I've problems getting my g++ 5.4 use vectorization for comparison. Basically I want to compare 4 unsigned ints using vectorization. My first approach was straight forward:
bool compare(unsigned int const pX[4]) {
bool c1 = (temp[0] < 1);
bool c2 = (temp[1] < 2);
bool c3 = (temp[2] < 3);
bool c4 = (temp[3] < 4);
return c1 && c2 && c3 && c4;
}
Compiling with g++ -std=c++11 -Wall -O3 -funroll-loops -march=native -mtune=native -ftree-vectorize -msse -msse2 -ffast-math -fopt-info-vec-missed
told be, that it could not vectorize the comparison due to misaligned data:
main.cpp:5:17: note: not vectorized: failed to find SLP opportunities in basic block.
main.cpp:5:17: note: misalign = 0 bytes of ref MEM[(const unsigned int *)&x]
main.cpp:5:17: note: misalign = 4 bytes of ref MEM[(const unsigned int *)&x + 4B]
main.cpp:5:17: note: misalign = 8 bytes of ref MEM[(const unsigned int *)&x + 8B]
main.cpp:5:17: note: misalign = 12 bytes of ref MEM[(const unsigned int *)&x + 12B]

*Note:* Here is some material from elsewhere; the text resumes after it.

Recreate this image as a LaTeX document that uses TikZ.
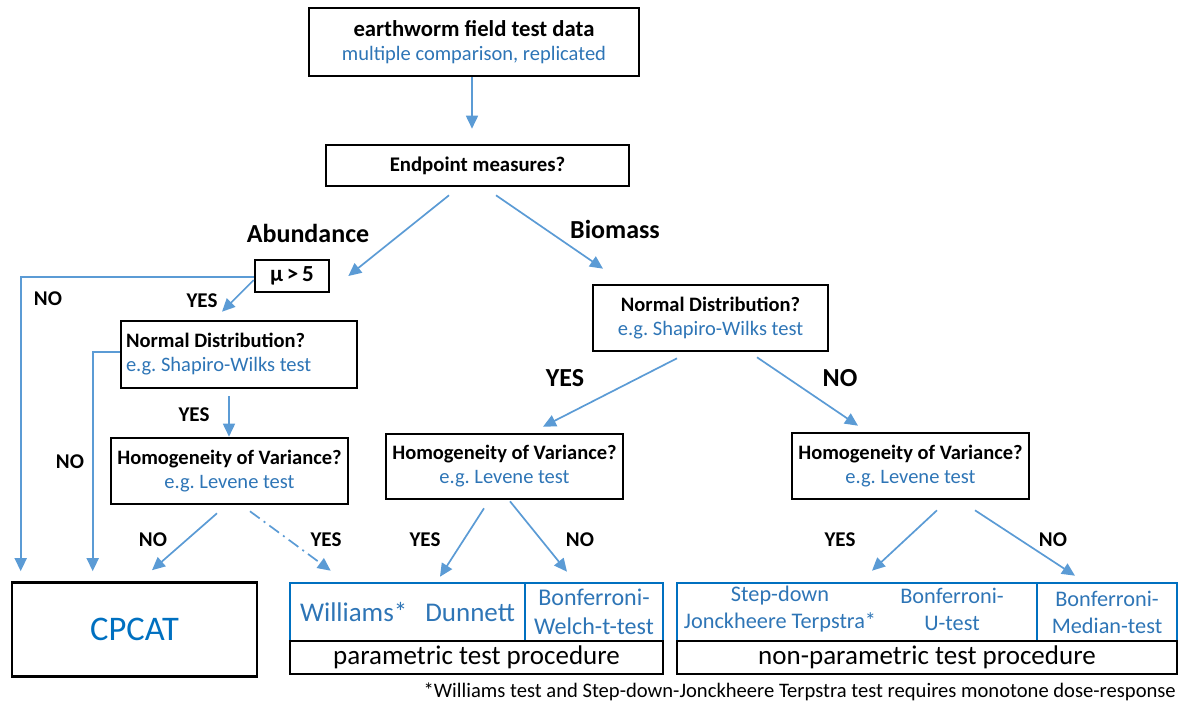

Thus my second attempt was to tell g++ to align the data and use a temporary array:
bool compare(unsigned int const pX[4] ) {
unsigned int temp[4] __attribute__ ((aligned(16)));
temp[0] = pX[0];
temp[1] = pX[1];
temp[2] = pX[2];
temp[3] = pX[3];
bool c1 = (temp[0] < 1);
bool c2 = (temp[1] < 2);
bool c3 = (temp[2] < 3);
bool c4 = (temp[3] < 4);
return c1 && c2 && c3 && c4;
}
However, same output. AVX2 is supported by my CPU and intel intrinsic guide tells me, there is e.g. _mm256_cmpgt_epi8/16/32/64
for comparison. Any idea how to tell the g++ to use this?